Each line below should be retyped exactly, with no pictures.

— BEGIN —

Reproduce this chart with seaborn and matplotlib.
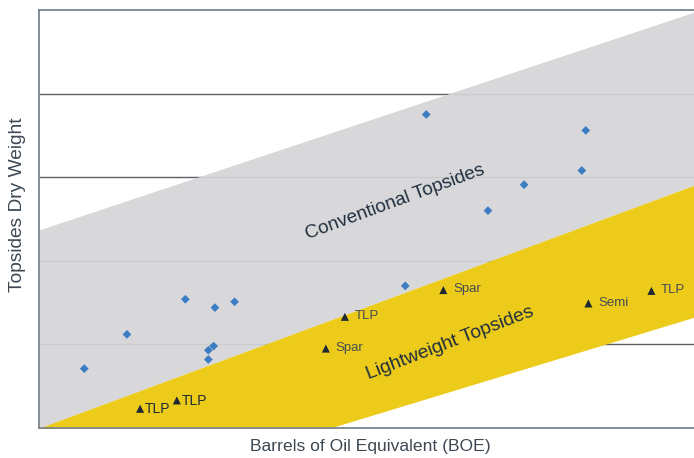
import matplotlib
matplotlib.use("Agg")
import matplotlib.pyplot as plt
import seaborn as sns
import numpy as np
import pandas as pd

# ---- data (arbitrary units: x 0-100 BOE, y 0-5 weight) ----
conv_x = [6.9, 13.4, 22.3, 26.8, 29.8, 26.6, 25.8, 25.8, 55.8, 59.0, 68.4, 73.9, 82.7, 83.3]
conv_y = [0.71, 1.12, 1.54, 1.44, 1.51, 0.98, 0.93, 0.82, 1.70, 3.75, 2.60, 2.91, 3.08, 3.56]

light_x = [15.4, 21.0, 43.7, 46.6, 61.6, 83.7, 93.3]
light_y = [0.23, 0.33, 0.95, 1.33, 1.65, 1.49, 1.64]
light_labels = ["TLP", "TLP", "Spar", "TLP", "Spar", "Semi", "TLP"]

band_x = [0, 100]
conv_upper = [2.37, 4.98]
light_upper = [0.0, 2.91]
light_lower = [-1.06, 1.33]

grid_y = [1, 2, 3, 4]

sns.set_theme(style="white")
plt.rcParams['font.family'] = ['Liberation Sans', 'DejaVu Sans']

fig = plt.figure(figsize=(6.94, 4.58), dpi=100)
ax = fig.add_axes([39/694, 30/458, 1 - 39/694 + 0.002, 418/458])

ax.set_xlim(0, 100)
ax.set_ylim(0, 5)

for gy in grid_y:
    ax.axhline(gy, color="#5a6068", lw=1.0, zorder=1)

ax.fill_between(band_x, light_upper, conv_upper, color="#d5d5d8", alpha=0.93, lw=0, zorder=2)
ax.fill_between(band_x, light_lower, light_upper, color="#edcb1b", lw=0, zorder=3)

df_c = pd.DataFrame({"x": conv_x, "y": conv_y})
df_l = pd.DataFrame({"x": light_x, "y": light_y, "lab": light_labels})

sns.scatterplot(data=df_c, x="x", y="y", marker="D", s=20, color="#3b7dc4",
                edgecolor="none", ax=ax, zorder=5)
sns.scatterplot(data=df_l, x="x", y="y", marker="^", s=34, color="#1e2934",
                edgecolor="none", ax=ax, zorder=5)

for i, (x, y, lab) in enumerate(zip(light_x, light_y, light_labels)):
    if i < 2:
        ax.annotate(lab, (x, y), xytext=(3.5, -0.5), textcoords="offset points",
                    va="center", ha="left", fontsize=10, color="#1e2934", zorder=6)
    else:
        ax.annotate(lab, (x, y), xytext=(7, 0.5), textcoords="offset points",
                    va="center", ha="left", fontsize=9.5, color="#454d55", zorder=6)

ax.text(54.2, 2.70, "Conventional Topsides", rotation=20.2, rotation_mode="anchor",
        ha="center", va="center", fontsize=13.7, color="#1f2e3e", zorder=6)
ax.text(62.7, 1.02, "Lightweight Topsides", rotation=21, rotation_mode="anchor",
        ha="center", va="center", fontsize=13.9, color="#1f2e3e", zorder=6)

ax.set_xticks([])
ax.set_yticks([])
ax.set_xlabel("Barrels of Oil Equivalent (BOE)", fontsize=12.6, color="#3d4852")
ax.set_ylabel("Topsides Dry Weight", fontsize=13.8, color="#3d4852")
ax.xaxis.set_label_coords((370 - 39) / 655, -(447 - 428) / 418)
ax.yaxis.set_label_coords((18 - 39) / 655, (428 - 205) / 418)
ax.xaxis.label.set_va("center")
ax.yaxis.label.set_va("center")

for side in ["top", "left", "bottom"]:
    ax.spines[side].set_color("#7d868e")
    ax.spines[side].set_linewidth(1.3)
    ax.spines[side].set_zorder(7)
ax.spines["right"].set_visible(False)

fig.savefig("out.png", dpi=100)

— END —

▶ _SOLUTION_:
Reproduce this chart with seaborn and matplotlib.
import matplotlib
matplotlib.use("Agg")
import matplotlib.pyplot as plt
import seaborn as sns
import numpy as np
import pandas as pd

# ---- data (arbitrary units: x 0-100 BOE, y 0-5 weight) ----
conv_x = [6.9, 13.4, 22.3, 26.8, 29.8, 26.6, 25.8, 25.8, 55.8, 59.0, 68.4, 73.9, 82.7, 83.3]
conv_y = [0.71, 1.12, 1.54, 1.44, 1.51, 0.98, 0.93, 0.82, 1.70, 3.75, 2.60, 2.91, 3.08, 3.56]

light_x = [15.4, 21.0, 43.7, 46.6, 61.6, 83.7, 93.3]
light_y = [0.23, 0.33, 0.95, 1.33, 1.65, 1.49, 1.64]
light_labels = ["TLP", "TLP", "Spar", "TLP", "Spar", "Semi", "TLP"]

band_x = [0, 100]
conv_upper = [2.37, 4.98]
light_upper = [0.0, 2.91]
light_lower = [-1.06, 1.33]

grid_y = [1, 2, 3, 4]

sns.set_theme(style="white")
plt.rcParams['font.family'] = ['Liberation Sans', 'DejaVu Sans']

fig = plt.figure(figsize=(6.94, 4.58), dpi=100)
ax = fig.add_axes([39/694, 30/458, 1 - 39/694 + 0.002, 418/458])

ax.set_xlim(0, 100)
ax.set_ylim(0, 5)

for gy in grid_y:
    ax.axhline(gy, color="#5a6068", lw=1.0, zorder=1)

ax.fill_between(band_x, light_upper, conv_upper, color="#d5d5d8", alpha=0.93, lw=0, zorder=2)
ax.fill_between(band_x, light_lower, light_upper, color="#edcb1b", lw=0, zorder=3)

df_c = pd.DataFrame({"x": conv_x, "y": conv_y})
df_l = pd.DataFrame({"x": light_x, "y": light_y, "lab": light_labels})

sns.scatterplot(data=df_c, x="x", y="y", marker="D", s=20, color="#3b7dc4",
                edgecolor="none", ax=ax, zorder=5)
sns.scatterplot(data=df_l, x="x", y="y", marker="^", s=34, color="#1e2934",
                edgecolor="none", ax=ax, zorder=5)

for i, (x, y, lab) in enumerate(zip(light_x, light_y, light_labels)):
    if i < 2:
        ax.annotate(lab, (x, y), xytext=(3.5, -0.5), textcoords="offset points",
                    va="center", ha="left", fontsize=10, color="#1e2934", zorder=6)
    else:
        ax.annotate(lab, (x, y), xytext=(7, 0.5), textcoords="offset points",
                    va="center", ha="left", fontsize=9.5, color="#454d55", zorder=6)

ax.text(54.2, 2.70, "Conventional Topsides", rotation=20.2, rotation_mode="anchor",
        ha="center", va="center", fontsize=13.7, color="#1f2e3e", zorder=6)
ax.text(62.7, 1.02, "Lightweight Topsides", rotation=21, rotation_mode="anchor",
        ha="center", va="center", fontsize=13.9, color="#1f2e3e", zorder=6)

ax.set_xticks([])
ax.set_yticks([])
ax.set_xlabel("Barrels of Oil Equivalent (BOE)", fontsize=12.6, color="#3d4852")
ax.set_ylabel("Topsides Dry Weight", fontsize=13.8, color="#3d4852")
ax.xaxis.set_label_coords((370 - 39) / 655, -(447 - 428) / 418)
ax.yaxis.set_label_coords((18 - 39) / 655, (428 - 205) / 418)
ax.xaxis.label.set_va("center")
ax.yaxis.label.set_va("center")

for side in ["top", "left", "bottom"]:
    ax.spines[side].set_color("#7d868e")
    ax.spines[side].set_linewidth(1.3)
    ax.spines[side].set_zorder(7)
ax.spines["right"].set_visible(False)

fig.savefig("out.png", dpi=100)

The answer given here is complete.